As the coronavirus clings on, reasserting itself in countries like the UK and US, the hopes and fears of politicians, scientists and the rest of humanity centre on a relatively small number of vaccines currently in development.
According to the World Health Organisation (WHO), there are 182 vaccines being worked on but only nine are currently being evaluated in final “phase three” human trials.
A return to something like pre-outbreak normality now rests on a batch of these late-stage vaccines being proven effective.
In South Africa, three of the most promising vaccines are being tested in cities throughout the country, with 2,000 participants trialling an inoculation developed by Oxford University’s Jenner Institute.
The study was recently paused after one person in the UK fell ill, but the trial has resumed with participants at Johannesburg’s giant Baragwanath Hospital receiving the second part of this two-dose vaccine this week.
“Do you think this vaccine could work?” I asked Bonginkosi Ntombela, who lives in the township of Soweto.
“I hope it works, we have to cure this disease,” he replied. “It is taking so many of our people, young, old, black, white.”
The man in charge of the Oxford trial, as well as a second COVID-19 vaccine from US firm Novamax, is called Professor Shabir Madhi and we found him scuttling between a series of laboratories at the Baragwanath complex.
Mounting his own worldwide marketing campaign, the University of Witswaterand professor has personally convinced vaccine developers to undertake clinical trials in South Africa and secured millions of pounds in funding to make the enterprise happen.
“What we need to understand is that there is no rush on the part of pharmaceutical companies to do studies in Africa.
“None at all. There is very little incentive for them to come here. The only reason (the Oxford trial) is being done in South Africa is that I went out to convince people that you need to do it now… and you can’t wait to do it after the pandemic has passed.”

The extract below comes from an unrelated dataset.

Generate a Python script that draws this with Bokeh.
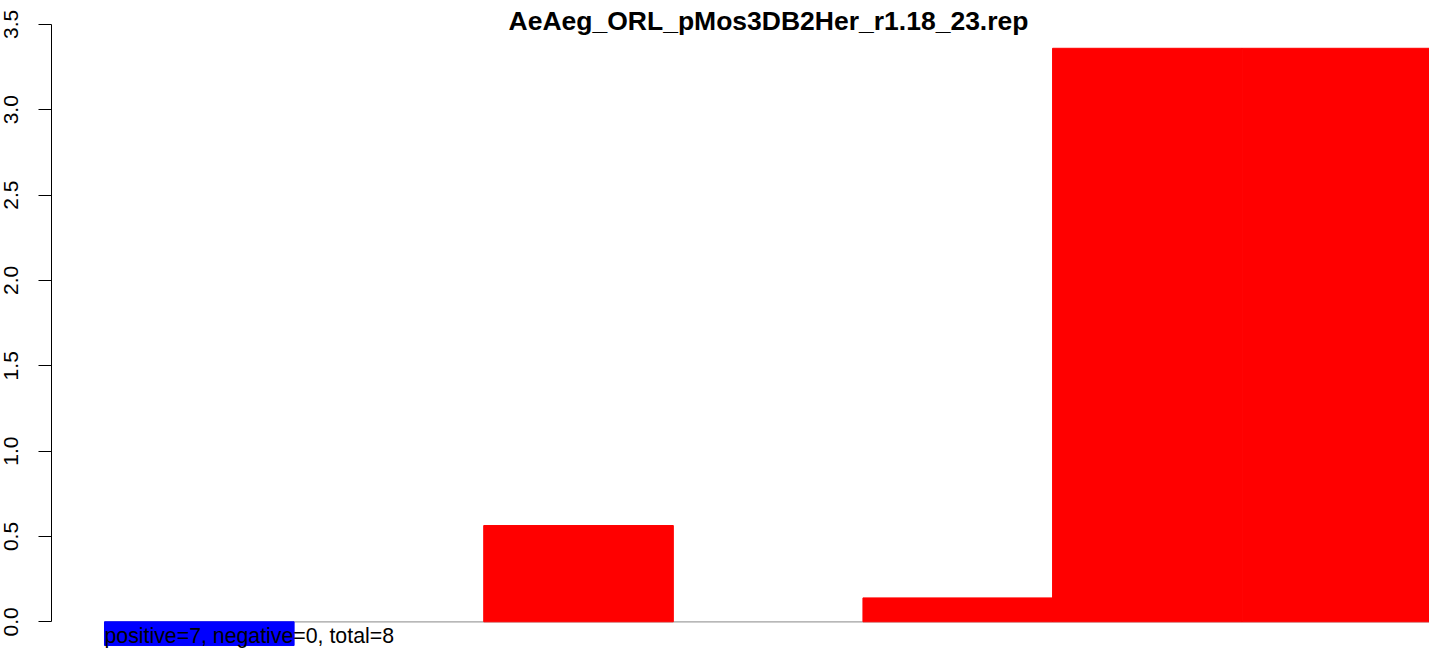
from bokeh.plotting import figure
from bokeh.models import Range1d, FixedTicker, NumeralTickFormatter, Label, ColumnDataSource
from bokeh.embed import file_html
from bokeh.resources import INLINE

title_text = "AeAeg_ORL_pMos3DB2Her_r1.18_23.rep"
subtitle_text = "positive=7, negative=0, total=8"

bar_index = [0, 1, 2, 3, 4, 5, 6]
bar_values = [-0.139, 0.0, 0.564, 0.0, 0.14, 3.36, 3.36]
bar_colors = ["#0000FF", "#FF0000", "#FF0000", "#FF0000", "#FF0000", "#FF0000", "#FF0000"]
y_ticks = [0.0, 0.5, 1.0, 1.5, 2.0, 2.5, 3.0, 3.5]

src = ColumnDataSource(dict(
    left=bar_index,
    right=[i + 1 for i in bar_index],
    top=bar_values,
    bottom=[0.0] * len(bar_index),
    color=bar_colors,
    lcolor=[c if v != 0 else None for c, v in zip(bar_colors, bar_values)],
))

p = figure(width=1429, height=649, output_backend="svg", toolbar_location=None,
           x_range=Range1d(-0.2795, 6.988), y_range=Range1d(-0.1623, 3.640),
           x_axis_location=None,
           min_border_left=51, min_border_right=0, min_border_top=0, min_border_bottom=0)
p.outline_line_color = None
p.grid.visible = False
p.background_fill_color = "white"
p.border_fill_color = "white"

p.segment(x0=[0], y0=[0], x1=[len(bar_index)], y1=[0], line_color="#A0A0A0", line_width=1.2)
p.quad(left="left", right="right", top="top", bottom="bottom", fill_color="color",
       line_color="lcolor", line_width=1, source=src)

ax = p.yaxis[0]
ax.bounds = (0, 3.5)
ax.ticker = FixedTicker(ticks=y_ticks)
ax.formatter = NumeralTickFormatter(format="0.0")
ax.major_label_orientation = "vertical"
ax.major_label_text_font = "Liberation Sans"
ax.major_label_text_font_size = "21px"
ax.major_label_text_color = "black"
ax.major_tick_out = 13
ax.major_tick_in = 0
ax.minor_tick_out = 0
ax.minor_tick_in = 0
ax.major_label_standoff = 20
ax.axis_line_color = "black"
ax.major_tick_line_color = "black"

p.add_layout(Label(x=3.502, y=3.517, text=title_text, text_align="center",
                   text_baseline="alphabetic", text_font="Liberation Sans",
                   text_font_style="bold", text_font_size="26.5px", text_color="black"))
p.add_layout(Label(x=0, y=-0.085, text=subtitle_text, text_align="left",
                   text_baseline="alphabetic", text_font="Liberation Sans",
                   text_font_size="21.3px", text_color="black"))

open("out.html", "w").write(file_html(p, INLINE))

Professor Madhi invokes the memory of infections like swine flu when making the case for vaccine trials in Africa. Little research was conducted on this respiratory disease when it emerged in 2009 and by the time a usable vaccine was produced in Africa the pandemic was effectively over. The same mistake must not be repeated, he says.
“It would be a crime against humanity, a crime against the people of Africa if the mechanism was not put into place to introduce vaccines during the time of pandemic and not after it has passed – especially if we can show that the vaccines actually work.”
However, the battle against the virus will not be waged solely in the laboratory. Social scientists from the University of Witswaterand are asking members of the public whether they will take an effective COVID-19 vaccine.
In South Africa alone, there are a multitude of myths and misconceptions about the virus which are routinely advanced on the streets and social media.
One such theory was laid out at the clinic at Baragwanath Hospital by a 19-year-old student called Shantel Manganye.
Explaining why her friends and neighbours would refuse a COVID-19 vaccine, she said there is a common view that the virus selects its prey.
“To be honest we have this mindset that this illness is only taking white people and stuff… they are trying to say this disease can see, it can feel, if you have money then it attacks you. If you are poor it cannot come because it knows that you don’t have money.”
Researcher Noni Mgwenya, from the University of Witswaterand, says such stories are created in an effort to make sense of something that is poorly understood.
“They feel that it is not real, that whoever invented (the virus) brought it here to kill South Africans… (people) think things have been put in to reduce the population in Africa.”
Deep levels of scepticism and mistrust aimed at COVID-19 vaccine development are not unique to South Africa. They are a part of a global phenomenon, powered in part by amateur theorists on social media.
Challenging it through community education campaigns may become as important as the introduction of the vaccines themselves.